▶ _What to do_
Without the pictures, repeat the listing character for character.

▶ _Provided data_
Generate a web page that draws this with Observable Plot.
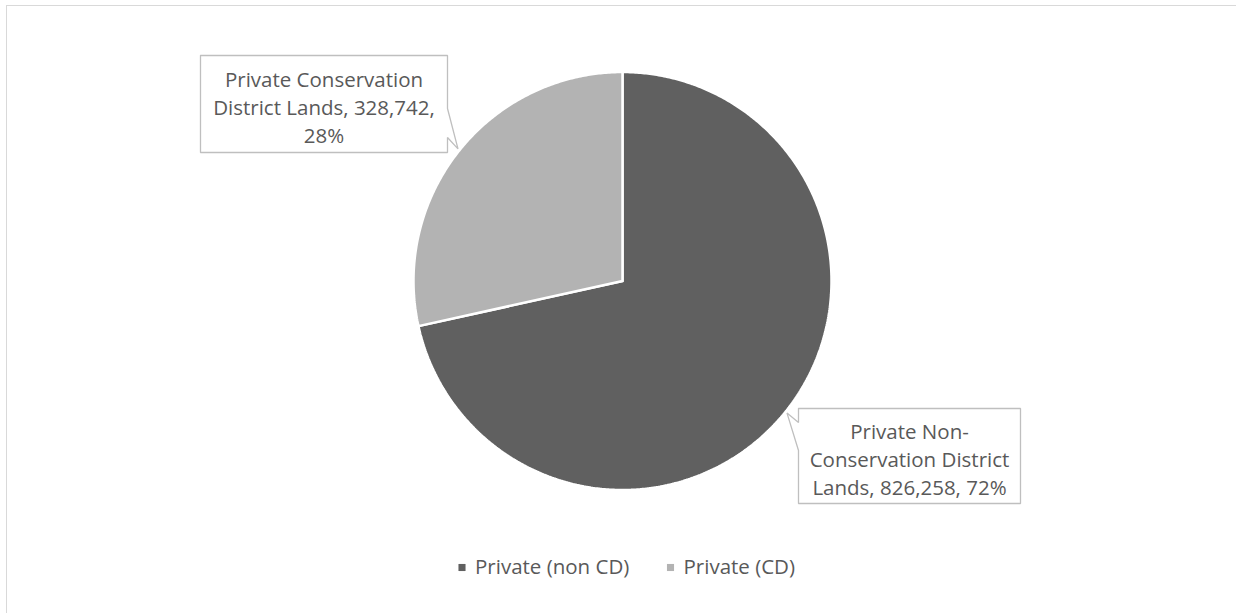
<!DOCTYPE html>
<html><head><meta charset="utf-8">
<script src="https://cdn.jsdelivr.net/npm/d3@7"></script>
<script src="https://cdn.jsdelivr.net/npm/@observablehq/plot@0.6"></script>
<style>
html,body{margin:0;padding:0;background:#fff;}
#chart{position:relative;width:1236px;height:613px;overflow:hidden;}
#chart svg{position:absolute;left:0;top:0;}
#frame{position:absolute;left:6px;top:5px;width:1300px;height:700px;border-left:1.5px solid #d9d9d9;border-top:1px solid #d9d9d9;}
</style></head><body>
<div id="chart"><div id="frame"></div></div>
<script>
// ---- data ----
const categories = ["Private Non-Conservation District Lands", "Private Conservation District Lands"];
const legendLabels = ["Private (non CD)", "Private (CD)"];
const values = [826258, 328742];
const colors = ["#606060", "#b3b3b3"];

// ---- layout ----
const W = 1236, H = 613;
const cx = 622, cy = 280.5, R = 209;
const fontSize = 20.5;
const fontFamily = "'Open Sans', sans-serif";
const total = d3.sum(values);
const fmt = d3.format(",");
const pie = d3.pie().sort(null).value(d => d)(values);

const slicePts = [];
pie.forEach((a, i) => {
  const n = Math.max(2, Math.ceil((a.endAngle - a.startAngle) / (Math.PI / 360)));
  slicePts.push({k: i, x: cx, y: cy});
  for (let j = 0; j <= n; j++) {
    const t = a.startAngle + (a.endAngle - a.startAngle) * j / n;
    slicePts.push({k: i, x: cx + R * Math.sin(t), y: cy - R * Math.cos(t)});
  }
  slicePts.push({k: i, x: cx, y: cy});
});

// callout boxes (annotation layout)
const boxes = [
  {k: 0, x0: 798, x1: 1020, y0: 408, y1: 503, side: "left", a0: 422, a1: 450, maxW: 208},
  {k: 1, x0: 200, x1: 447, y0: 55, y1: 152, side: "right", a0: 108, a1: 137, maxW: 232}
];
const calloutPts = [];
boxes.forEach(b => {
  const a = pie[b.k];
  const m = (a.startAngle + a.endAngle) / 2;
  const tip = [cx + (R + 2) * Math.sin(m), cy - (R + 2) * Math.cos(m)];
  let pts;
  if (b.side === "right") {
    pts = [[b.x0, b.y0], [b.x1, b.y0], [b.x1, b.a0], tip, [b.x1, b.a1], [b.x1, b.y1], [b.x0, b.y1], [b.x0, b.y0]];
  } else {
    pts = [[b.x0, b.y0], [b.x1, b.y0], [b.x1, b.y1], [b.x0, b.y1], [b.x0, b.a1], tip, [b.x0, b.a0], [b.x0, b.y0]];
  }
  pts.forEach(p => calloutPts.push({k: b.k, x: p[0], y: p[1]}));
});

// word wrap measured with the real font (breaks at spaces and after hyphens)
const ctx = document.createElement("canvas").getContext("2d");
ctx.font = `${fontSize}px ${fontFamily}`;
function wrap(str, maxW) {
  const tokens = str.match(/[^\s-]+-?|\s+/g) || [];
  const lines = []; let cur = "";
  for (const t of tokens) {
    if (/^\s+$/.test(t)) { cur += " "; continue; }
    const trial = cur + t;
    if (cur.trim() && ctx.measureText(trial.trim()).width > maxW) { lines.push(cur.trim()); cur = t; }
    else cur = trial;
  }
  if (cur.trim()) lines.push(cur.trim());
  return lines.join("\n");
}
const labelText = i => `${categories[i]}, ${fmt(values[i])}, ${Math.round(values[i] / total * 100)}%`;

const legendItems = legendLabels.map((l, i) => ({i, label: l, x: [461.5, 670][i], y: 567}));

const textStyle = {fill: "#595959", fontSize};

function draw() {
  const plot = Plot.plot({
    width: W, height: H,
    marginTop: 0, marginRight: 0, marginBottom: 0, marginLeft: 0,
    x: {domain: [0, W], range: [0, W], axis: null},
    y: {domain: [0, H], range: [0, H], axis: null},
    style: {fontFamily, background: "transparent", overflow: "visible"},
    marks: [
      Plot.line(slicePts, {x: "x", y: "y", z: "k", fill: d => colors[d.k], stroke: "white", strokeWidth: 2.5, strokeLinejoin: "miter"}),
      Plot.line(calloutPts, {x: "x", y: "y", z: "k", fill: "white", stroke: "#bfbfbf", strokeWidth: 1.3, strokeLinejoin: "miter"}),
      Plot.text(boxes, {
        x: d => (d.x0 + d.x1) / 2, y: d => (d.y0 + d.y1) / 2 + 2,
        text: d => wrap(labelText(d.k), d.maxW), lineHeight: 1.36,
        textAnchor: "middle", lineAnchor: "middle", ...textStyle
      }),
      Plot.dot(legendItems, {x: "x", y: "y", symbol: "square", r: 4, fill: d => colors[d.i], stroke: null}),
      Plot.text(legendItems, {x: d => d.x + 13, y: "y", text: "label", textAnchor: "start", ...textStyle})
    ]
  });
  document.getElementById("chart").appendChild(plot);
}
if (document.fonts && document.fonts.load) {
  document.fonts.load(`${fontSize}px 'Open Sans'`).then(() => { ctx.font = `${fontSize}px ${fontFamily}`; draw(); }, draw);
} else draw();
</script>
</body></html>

▶ _Result of this task_
Generate a web page that draws this with Observable Plot.
<!DOCTYPE html>
<html><head><meta charset="utf-8">
<script src="https://cdn.jsdelivr.net/npm/d3@7"></script>
<script src="https://cdn.jsdelivr.net/npm/@observablehq/plot@0.6"></script>
<style>
html,body{margin:0;padding:0;background:#fff;}
#chart{position:relative;width:1236px;height:613px;overflow:hidden;}
#chart svg{position:absolute;left:0;top:0;}
#frame{position:absolute;left:6px;top:5px;width:1300px;height:700px;border-left:1.5px solid #d9d9d9;border-top:1px solid #d9d9d9;}
</style></head><body>
<div id="chart"><div id="frame"></div></div>
<script>
// ---- data ----
const categories = ["Private Non-Conservation District Lands", "Private Conservation District Lands"];
const legendLabels = ["Private (non CD)", "Private (CD)"];
const values = [826258, 328742];
const colors = ["#606060", "#b3b3b3"];

// ---- layout ----
const W = 1236, H = 613;
const cx = 622, cy = 280.5, R = 209;
const fontSize = 20.5;
const fontFamily = "'Open Sans', sans-serif";
const total = d3.sum(values);
const fmt = d3.format(",");
const pie = d3.pie().sort(null).value(d => d)(values);

const slicePts = [];
pie.forEach((a, i) => {
  const n = Math.max(2, Math.ceil((a.endAngle - a.startAngle) / (Math.PI / 360)));
  slicePts.push({k: i, x: cx, y: cy});
  for (let j = 0; j <= n; j++) {
    const t = a.startAngle + (a.endAngle - a.startAngle) * j / n;
    slicePts.push({k: i, x: cx + R * Math.sin(t), y: cy - R * Math.cos(t)});
  }
  slicePts.push({k: i, x: cx, y: cy});
});

// callout boxes (annotation layout)
const boxes = [
  {k: 0, x0: 798, x1: 1020, y0: 408, y1: 503, side: "left", a0: 422, a1: 450, maxW: 208},
  {k: 1, x0: 200, x1: 447, y0: 55, y1: 152, side: "right", a0: 108, a1: 137, maxW: 232}
];
const calloutPts = [];
boxes.forEach(b => {
  const a = pie[b.k];
  const m = (a.startAngle + a.endAngle) / 2;
  const tip = [cx + (R + 2) * Math.sin(m), cy - (R + 2) * Math.cos(m)];
  let pts;
  if (b.side === "right") {
    pts = [[b.x0, b.y0], [b.x1, b.y0], [b.x1, b.a0], tip, [b.x1, b.a1], [b.x1, b.y1], [b.x0, b.y1], [b.x0, b.y0]];
  } else {
    pts = [[b.x0, b.y0], [b.x1, b.y0], [b.x1, b.y1], [b.x0, b.y1], [b.x0, b.a1], tip, [b.x0, b.a0], [b.x0, b.y0]];
  }
  pts.forEach(p => calloutPts.push({k: b.k, x: p[0], y: p[1]}));
});

// word wrap measured with the real font (breaks at spaces and after hyphens)
const ctx = document.createElement("canvas").getContext("2d");
ctx.font = `${fontSize}px ${fontFamily}`;
function wrap(str, maxW) {
  const tokens = str.match(/[^\s-]+-?|\s+/g) || [];
  const lines = []; let cur = "";
  for (const t of tokens) {
    if (/^\s+$/.test(t)) { cur += " "; continue; }
    const trial = cur + t;
    if (cur.trim() && ctx.measureText(trial.trim()).width > maxW) { lines.push(cur.trim()); cur = t; }
    else cur = trial;
  }
  if (cur.trim()) lines.push(cur.trim());
  return lines.join("\n");
}
const labelText = i => `${categories[i]}, ${fmt(values[i])}, ${Math.round(values[i] / total * 100)}%`;

const legendItems = legendLabels.map((l, i) => ({i, label: l, x: [461.5, 670][i], y: 567}));

const textStyle = {fill: "#595959", fontSize};

function draw() {
  const plot = Plot.plot({
    width: W, height: H,
    marginTop: 0, marginRight: 0, marginBottom: 0, marginLeft: 0,
    x: {domain: [0, W], range: [0, W], axis: null},
    y: {domain: [0, H], range: [0, H], axis: null},
    style: {fontFamily, background: "transparent", overflow: "visible"},
    marks: [
      Plot.line(slicePts, {x: "x", y: "y", z: "k", fill: d => colors[d.k], stroke: "white", strokeWidth: 2.5, strokeLinejoin: "miter"}),
      Plot.line(calloutPts, {x: "x", y: "y", z: "k", fill: "white", stroke: "#bfbfbf", strokeWidth: 1.3, strokeLinejoin: "miter"}),
      Plot.text(boxes, {
        x: d => (d.x0 + d.x1) / 2, y: d => (d.y0 + d.y1) / 2 + 2,
        text: d => wrap(labelText(d.k), d.maxW), lineHeight: 1.36,
        textAnchor: "middle", lineAnchor: "middle", ...textStyle
      }),
      Plot.dot(legendItems, {x: "x", y: "y", symbol: "square", r: 4, fill: d => colors[d.i], stroke: null}),
      Plot.text(legendItems, {x: d => d.x + 13, y: "y", text: "label", textAnchor: "start", ...textStyle})
    ]
  });
  document.getElementById("chart").appendChild(plot);
}
if (document.fonts && document.fonts.load) {
  document.fonts.load(`${fontSize}px 'Open Sans'`).then(() => { ctx.font = `${fontSize}px ${fontFamily}`; draw(); }, draw);
} else draw();
</script>
</body></html>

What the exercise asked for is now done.